Transcribe the lines below verbatim, skipping the images.

Data -
=====

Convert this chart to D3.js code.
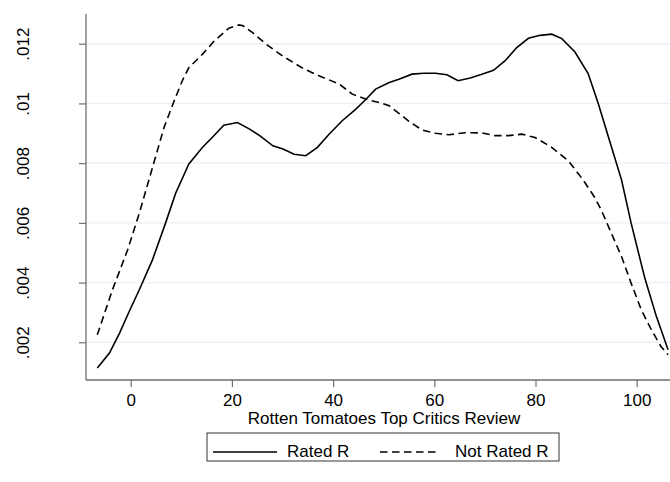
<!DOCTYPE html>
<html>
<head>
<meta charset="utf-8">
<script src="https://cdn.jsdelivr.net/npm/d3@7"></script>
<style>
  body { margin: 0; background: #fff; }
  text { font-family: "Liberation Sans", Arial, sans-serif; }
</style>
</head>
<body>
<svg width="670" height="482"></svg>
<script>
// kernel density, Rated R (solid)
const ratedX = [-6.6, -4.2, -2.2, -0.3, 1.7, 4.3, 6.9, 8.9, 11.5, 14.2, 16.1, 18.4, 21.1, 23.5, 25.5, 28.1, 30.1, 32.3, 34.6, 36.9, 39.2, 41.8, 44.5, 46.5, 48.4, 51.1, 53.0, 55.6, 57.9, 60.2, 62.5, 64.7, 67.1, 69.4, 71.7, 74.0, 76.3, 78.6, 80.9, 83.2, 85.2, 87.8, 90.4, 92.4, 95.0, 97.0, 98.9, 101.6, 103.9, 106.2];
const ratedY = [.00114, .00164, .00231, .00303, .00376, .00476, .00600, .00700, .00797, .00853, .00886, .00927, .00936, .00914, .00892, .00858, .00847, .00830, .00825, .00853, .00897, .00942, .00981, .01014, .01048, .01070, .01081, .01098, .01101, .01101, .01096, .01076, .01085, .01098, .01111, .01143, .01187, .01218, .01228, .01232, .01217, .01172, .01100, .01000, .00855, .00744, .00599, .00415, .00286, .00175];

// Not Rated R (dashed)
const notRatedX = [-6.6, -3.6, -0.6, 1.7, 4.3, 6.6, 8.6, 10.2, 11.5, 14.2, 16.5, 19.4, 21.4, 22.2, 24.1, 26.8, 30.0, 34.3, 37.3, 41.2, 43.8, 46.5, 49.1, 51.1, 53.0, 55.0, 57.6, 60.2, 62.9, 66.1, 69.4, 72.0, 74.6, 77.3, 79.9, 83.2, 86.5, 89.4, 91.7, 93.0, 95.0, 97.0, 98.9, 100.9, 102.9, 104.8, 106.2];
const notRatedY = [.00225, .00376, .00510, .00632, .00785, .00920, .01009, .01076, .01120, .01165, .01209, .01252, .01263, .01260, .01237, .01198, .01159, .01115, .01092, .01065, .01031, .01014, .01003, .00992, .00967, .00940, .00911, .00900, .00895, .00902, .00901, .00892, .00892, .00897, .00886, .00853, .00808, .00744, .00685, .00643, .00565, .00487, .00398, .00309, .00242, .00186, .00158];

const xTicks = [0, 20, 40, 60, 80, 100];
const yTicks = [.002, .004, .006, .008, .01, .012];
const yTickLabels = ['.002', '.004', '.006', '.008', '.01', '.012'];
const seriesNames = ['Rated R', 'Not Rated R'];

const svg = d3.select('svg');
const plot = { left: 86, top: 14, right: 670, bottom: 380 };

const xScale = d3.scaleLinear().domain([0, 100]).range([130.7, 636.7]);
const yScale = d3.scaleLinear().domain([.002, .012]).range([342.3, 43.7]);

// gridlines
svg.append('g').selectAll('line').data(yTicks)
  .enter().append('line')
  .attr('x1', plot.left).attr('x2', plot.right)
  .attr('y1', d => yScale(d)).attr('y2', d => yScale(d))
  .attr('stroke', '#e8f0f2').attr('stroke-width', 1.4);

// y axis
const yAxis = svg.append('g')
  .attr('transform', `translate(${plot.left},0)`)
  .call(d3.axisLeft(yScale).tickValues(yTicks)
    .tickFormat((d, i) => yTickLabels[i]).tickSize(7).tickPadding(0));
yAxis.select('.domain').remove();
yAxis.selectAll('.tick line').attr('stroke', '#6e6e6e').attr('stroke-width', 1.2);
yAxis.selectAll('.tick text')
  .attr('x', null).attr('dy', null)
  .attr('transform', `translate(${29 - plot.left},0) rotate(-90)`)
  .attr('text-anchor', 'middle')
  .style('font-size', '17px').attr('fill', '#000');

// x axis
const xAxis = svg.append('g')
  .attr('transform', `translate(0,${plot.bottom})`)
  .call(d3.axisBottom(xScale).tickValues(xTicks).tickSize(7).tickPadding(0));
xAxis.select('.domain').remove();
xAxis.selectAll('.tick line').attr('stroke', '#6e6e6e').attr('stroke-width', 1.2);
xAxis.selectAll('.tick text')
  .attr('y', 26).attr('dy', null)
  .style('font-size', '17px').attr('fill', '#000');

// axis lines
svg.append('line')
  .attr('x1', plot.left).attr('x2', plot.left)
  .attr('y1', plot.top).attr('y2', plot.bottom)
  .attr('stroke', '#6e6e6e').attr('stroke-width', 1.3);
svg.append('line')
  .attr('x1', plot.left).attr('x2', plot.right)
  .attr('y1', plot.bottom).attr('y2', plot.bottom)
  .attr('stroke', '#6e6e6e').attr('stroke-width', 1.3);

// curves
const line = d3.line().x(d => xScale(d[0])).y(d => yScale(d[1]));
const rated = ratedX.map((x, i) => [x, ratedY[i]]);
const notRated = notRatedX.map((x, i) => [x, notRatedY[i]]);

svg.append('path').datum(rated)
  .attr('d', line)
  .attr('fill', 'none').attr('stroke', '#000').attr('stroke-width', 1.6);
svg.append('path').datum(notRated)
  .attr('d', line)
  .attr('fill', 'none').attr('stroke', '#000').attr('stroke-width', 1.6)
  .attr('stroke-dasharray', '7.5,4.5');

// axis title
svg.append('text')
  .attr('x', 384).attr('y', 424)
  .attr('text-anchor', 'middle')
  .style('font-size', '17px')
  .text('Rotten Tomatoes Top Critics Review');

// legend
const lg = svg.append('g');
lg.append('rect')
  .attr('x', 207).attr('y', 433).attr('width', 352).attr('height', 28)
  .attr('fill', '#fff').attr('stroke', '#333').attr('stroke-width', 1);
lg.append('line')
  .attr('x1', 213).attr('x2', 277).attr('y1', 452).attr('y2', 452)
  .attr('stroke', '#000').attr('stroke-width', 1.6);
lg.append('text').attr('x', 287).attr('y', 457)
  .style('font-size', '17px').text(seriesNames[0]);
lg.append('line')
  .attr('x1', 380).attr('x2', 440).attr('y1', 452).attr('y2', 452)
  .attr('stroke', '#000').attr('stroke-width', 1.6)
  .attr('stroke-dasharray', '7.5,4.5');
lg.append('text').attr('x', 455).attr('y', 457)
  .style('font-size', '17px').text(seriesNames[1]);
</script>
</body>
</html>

=====

Solution to this problem -
Convert this chart to D3.js code.
<!DOCTYPE html>
<html>
<head>
<meta charset="utf-8">
<script src="https://cdn.jsdelivr.net/npm/d3@7"></script>
<style>
  body { margin: 0; background: #fff; }
  text { font-family: "Liberation Sans", Arial, sans-serif; }
</style>
</head>
<body>
<svg width="670" height="482"></svg>
<script>
// kernel density, Rated R (solid)
const ratedX = [-6.6, -4.2, -2.2, -0.3, 1.7, 4.3, 6.9, 8.9, 11.5, 14.2, 16.1, 18.4, 21.1, 23.5, 25.5, 28.1, 30.1, 32.3, 34.6, 36.9, 39.2, 41.8, 44.5, 46.5, 48.4, 51.1, 53.0, 55.6, 57.9, 60.2, 62.5, 64.7, 67.1, 69.4, 71.7, 74.0, 76.3, 78.6, 80.9, 83.2, 85.2, 87.8, 90.4, 92.4, 95.0, 97.0, 98.9, 101.6, 103.9, 106.2];
const ratedY = [.00114, .00164, .00231, .00303, .00376, .00476, .00600, .00700, .00797, .00853, .00886, .00927, .00936, .00914, .00892, .00858, .00847, .00830, .00825, .00853, .00897, .00942, .00981, .01014, .01048, .01070, .01081, .01098, .01101, .01101, .01096, .01076, .01085, .01098, .01111, .01143, .01187, .01218, .01228, .01232, .01217, .01172, .01100, .01000, .00855, .00744, .00599, .00415, .00286, .00175];

// Not Rated R (dashed)
const notRatedX = [-6.6, -3.6, -0.6, 1.7, 4.3, 6.6, 8.6, 10.2, 11.5, 14.2, 16.5, 19.4, 21.4, 22.2, 24.1, 26.8, 30.0, 34.3, 37.3, 41.2, 43.8, 46.5, 49.1, 51.1, 53.0, 55.0, 57.6, 60.2, 62.9, 66.1, 69.4, 72.0, 74.6, 77.3, 79.9, 83.2, 86.5, 89.4, 91.7, 93.0, 95.0, 97.0, 98.9, 100.9, 102.9, 104.8, 106.2];
const notRatedY = [.00225, .00376, .00510, .00632, .00785, .00920, .01009, .01076, .01120, .01165, .01209, .01252, .01263, .01260, .01237, .01198, .01159, .01115, .01092, .01065, .01031, .01014, .01003, .00992, .00967, .00940, .00911, .00900, .00895, .00902, .00901, .00892, .00892, .00897, .00886, .00853, .00808, .00744, .00685, .00643, .00565, .00487, .00398, .00309, .00242, .00186, .00158];

const xTicks = [0, 20, 40, 60, 80, 100];
const yTicks = [.002, .004, .006, .008, .01, .012];
const yTickLabels = ['.002', '.004', '.006', '.008', '.01', '.012'];
const seriesNames = ['Rated R', 'Not Rated R'];

const svg = d3.select('svg');
const plot = { left: 86, top: 14, right: 670, bottom: 380 };

const xScale = d3.scaleLinear().domain([0, 100]).range([130.7, 636.7]);
const yScale = d3.scaleLinear().domain([.002, .012]).range([342.3, 43.7]);

// gridlines
svg.append('g').selectAll('line').data(yTicks)
  .enter().append('line')
  .attr('x1', plot.left).attr('x2', plot.right)
  .attr('y1', d => yScale(d)).attr('y2', d => yScale(d))
  .attr('stroke', '#e8f0f2').attr('stroke-width', 1.4);

// y axis
const yAxis = svg.append('g')
  .attr('transform', `translate(${plot.left},0)`)
  .call(d3.axisLeft(yScale).tickValues(yTicks)
    .tickFormat((d, i) => yTickLabels[i]).tickSize(7).tickPadding(0));
yAxis.select('.domain').remove();
yAxis.selectAll('.tick line').attr('stroke', '#6e6e6e').attr('stroke-width', 1.2);
yAxis.selectAll('.tick text')
  .attr('x', null).attr('dy', null)
  .attr('transform', `translate(${29 - plot.left},0) rotate(-90)`)
  .attr('text-anchor', 'middle')
  .style('font-size', '17px').attr('fill', '#000');

// x axis
const xAxis = svg.append('g')
  .attr('transform', `translate(0,${plot.bottom})`)
  .call(d3.axisBottom(xScale).tickValues(xTicks).tickSize(7).tickPadding(0));
xAxis.select('.domain').remove();
xAxis.selectAll('.tick line').attr('stroke', '#6e6e6e').attr('stroke-width', 1.2);
xAxis.selectAll('.tick text')
  .attr('y', 26).attr('dy', null)
  .style('font-size', '17px').attr('fill', '#000');

// axis lines
svg.append('line')
  .attr('x1', plot.left).attr('x2', plot.left)
  .attr('y1', plot.top).attr('y2', plot.bottom)
  .attr('stroke', '#6e6e6e').attr('stroke-width', 1.3);
svg.append('line')
  .attr('x1', plot.left).attr('x2', plot.right)
  .attr('y1', plot.bottom).attr('y2', plot.bottom)
  .attr('stroke', '#6e6e6e').attr('stroke-width', 1.3);

// curves
const line = d3.line().x(d => xScale(d[0])).y(d => yScale(d[1]));
const rated = ratedX.map((x, i) => [x, ratedY[i]]);
const notRated = notRatedX.map((x, i) => [x, notRatedY[i]]);

svg.append('path').datum(rated)
  .attr('d', line)
  .attr('fill', 'none').attr('stroke', '#000').attr('stroke-width', 1.6);
svg.append('path').datum(notRated)
  .attr('d', line)
  .attr('fill', 'none').attr('stroke', '#000').attr('stroke-width', 1.6)
  .attr('stroke-dasharray', '7.5,4.5');

// axis title
svg.append('text')
  .attr('x', 384).attr('y', 424)
  .attr('text-anchor', 'middle')
  .style('font-size', '17px')
  .text('Rotten Tomatoes Top Critics Review');

// legend
const lg = svg.append('g');
lg.append('rect')
  .attr('x', 207).attr('y', 433).attr('width', 352).attr('height', 28)
  .attr('fill', '#fff').attr('stroke', '#333').attr('stroke-width', 1);
lg.append('line')
  .attr('x1', 213).attr('x2', 277).attr('y1', 452).attr('y2', 452)
  .attr('stroke', '#000').attr('stroke-width', 1.6);
lg.append('text').attr('x', 287).attr('y', 457)
  .style('font-size', '17px').text(seriesNames[0]);
lg.append('line')
  .attr('x1', 380).attr('x2', 440).attr('y1', 452).attr('y2', 452)
  .attr('stroke', '#000').attr('stroke-width', 1.6)
  .attr('stroke-dasharray', '7.5,4.5');
lg.append('text').attr('x', 455).attr('y', 457)
  .style('font-size', '17px').text(seriesNames[1]);
</script>
</body>
</html>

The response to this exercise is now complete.